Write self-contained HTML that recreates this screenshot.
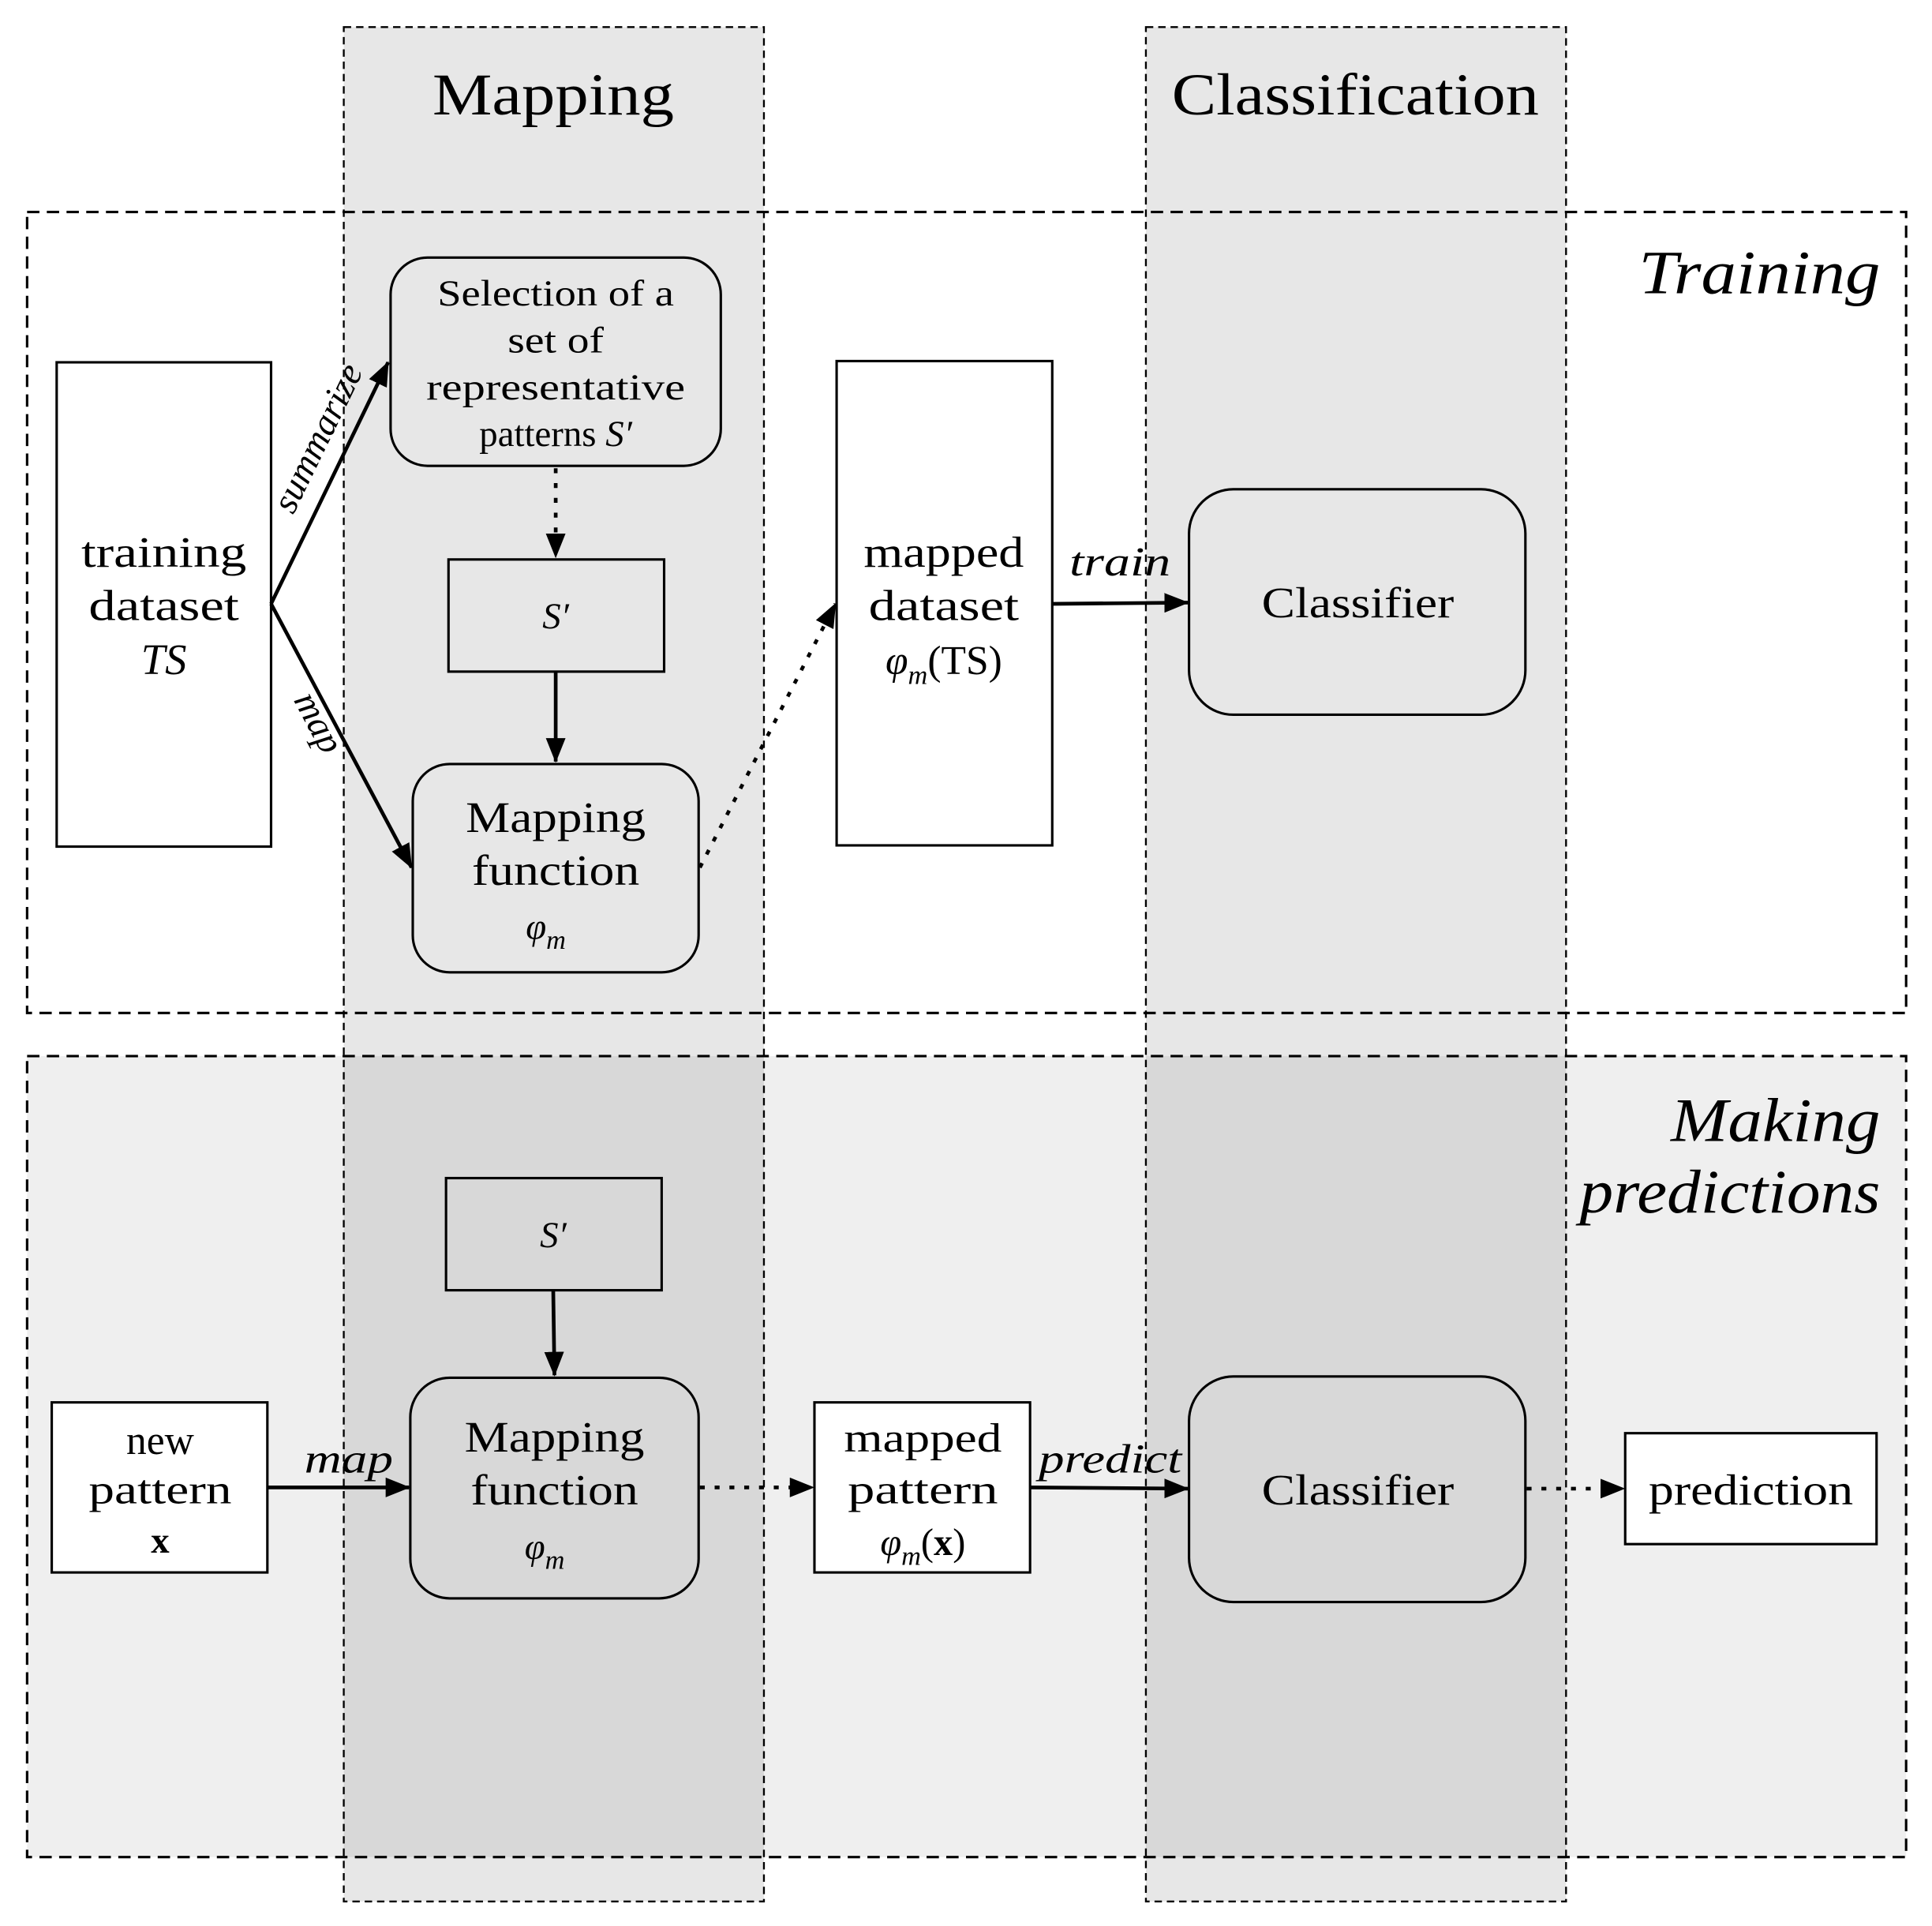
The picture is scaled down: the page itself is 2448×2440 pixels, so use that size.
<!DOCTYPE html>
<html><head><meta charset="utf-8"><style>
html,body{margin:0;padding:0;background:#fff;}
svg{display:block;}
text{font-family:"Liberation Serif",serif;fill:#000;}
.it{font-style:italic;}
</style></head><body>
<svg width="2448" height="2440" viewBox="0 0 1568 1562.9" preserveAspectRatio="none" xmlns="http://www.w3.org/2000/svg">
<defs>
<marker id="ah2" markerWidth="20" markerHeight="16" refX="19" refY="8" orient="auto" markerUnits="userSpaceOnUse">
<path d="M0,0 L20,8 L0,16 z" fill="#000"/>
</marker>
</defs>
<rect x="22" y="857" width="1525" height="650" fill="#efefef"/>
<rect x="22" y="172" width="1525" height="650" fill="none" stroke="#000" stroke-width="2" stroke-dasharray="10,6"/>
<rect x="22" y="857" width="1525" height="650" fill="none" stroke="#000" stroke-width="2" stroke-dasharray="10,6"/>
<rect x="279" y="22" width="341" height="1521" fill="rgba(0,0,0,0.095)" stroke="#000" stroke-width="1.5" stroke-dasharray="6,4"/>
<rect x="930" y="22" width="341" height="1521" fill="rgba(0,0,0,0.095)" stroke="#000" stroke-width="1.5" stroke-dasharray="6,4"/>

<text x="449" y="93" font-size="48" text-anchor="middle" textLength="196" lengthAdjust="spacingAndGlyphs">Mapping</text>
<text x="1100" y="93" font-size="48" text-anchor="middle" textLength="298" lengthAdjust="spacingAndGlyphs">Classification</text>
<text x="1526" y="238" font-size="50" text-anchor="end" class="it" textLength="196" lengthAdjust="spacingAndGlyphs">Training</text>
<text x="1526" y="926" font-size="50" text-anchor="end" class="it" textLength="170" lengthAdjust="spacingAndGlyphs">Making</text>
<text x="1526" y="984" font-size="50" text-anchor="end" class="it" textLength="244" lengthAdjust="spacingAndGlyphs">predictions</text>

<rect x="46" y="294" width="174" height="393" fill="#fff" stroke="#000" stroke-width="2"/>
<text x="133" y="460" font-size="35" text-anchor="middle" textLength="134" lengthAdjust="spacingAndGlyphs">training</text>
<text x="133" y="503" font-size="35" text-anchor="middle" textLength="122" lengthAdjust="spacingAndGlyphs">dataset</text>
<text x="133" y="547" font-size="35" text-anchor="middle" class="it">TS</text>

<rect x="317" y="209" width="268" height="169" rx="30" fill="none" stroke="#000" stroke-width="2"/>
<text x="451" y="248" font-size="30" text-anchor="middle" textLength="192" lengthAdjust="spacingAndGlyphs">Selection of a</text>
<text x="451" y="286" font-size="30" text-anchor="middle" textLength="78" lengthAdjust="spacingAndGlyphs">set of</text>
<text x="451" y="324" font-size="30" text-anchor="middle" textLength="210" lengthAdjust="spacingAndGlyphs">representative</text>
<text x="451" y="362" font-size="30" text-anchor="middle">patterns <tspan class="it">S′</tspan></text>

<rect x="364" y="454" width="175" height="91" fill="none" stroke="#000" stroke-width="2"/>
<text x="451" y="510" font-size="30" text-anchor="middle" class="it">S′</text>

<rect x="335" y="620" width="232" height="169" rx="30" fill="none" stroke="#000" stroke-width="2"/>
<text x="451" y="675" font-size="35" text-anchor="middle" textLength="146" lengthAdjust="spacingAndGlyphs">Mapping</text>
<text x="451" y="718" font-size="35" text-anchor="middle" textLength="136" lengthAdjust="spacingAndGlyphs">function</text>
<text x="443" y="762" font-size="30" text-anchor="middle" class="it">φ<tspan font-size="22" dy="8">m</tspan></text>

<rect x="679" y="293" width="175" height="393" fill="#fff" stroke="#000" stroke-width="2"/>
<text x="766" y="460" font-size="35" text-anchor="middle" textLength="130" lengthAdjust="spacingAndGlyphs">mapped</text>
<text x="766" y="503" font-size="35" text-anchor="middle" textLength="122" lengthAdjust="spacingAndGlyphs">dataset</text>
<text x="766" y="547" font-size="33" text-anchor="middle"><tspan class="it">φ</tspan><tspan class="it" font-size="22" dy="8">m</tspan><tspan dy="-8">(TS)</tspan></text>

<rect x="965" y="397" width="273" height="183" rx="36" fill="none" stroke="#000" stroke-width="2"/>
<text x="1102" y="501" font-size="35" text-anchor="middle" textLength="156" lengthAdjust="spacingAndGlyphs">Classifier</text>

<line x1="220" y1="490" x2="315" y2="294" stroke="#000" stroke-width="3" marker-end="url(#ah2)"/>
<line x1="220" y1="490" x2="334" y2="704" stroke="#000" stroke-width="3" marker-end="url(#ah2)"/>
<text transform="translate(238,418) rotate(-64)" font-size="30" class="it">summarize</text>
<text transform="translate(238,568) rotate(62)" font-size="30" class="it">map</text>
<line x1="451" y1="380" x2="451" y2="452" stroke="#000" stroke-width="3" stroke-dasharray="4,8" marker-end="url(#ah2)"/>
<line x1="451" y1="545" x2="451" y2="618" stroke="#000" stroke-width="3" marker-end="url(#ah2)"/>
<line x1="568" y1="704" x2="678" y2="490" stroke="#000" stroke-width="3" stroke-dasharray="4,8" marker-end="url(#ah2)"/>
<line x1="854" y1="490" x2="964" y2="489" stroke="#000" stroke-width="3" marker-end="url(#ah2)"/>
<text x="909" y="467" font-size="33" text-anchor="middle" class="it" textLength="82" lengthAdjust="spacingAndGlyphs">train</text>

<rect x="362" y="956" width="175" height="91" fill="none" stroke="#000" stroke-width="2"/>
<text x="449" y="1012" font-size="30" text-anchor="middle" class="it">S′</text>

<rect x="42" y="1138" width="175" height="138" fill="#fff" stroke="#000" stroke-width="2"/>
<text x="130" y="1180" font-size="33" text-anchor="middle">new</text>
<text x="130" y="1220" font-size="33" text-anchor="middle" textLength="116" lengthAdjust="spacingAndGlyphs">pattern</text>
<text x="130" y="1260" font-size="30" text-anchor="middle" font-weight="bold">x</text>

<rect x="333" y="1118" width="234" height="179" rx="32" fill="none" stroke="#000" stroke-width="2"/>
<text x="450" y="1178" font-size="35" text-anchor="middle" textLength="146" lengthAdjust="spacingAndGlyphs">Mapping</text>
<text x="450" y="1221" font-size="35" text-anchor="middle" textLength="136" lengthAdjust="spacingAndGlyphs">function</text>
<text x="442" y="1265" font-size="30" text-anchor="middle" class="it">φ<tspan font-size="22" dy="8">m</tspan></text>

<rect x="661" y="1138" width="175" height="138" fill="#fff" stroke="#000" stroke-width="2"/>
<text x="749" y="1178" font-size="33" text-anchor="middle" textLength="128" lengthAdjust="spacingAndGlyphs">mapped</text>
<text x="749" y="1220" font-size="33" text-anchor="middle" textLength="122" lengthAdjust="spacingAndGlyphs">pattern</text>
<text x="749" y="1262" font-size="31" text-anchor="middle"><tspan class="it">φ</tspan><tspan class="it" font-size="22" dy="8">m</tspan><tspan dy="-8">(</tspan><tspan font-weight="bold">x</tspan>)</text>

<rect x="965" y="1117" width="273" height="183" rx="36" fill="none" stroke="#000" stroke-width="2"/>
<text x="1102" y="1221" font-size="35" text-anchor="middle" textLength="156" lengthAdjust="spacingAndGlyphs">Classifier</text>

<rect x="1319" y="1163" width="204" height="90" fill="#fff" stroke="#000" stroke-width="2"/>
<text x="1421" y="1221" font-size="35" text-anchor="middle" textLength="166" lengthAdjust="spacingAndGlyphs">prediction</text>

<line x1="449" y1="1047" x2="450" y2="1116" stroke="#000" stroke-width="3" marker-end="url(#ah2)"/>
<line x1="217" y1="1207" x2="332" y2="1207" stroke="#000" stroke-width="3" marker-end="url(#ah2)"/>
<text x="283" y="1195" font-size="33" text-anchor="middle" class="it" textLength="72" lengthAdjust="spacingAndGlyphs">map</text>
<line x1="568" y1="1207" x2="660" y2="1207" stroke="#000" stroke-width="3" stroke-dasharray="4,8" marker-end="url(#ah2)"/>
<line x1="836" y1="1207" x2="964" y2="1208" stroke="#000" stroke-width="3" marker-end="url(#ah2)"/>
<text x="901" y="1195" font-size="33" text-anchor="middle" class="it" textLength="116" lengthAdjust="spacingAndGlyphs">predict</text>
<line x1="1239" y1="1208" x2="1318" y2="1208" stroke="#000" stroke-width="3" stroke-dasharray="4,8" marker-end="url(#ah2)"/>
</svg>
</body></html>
=======
* _Written exercise_:
Find "that". Copy every line it occurs in.

* _Complete answer_:
Write self-contained HTML that recreates this screenshot.
The picture is scaled down: the page itself is 2448×2440 pixels, so use that size.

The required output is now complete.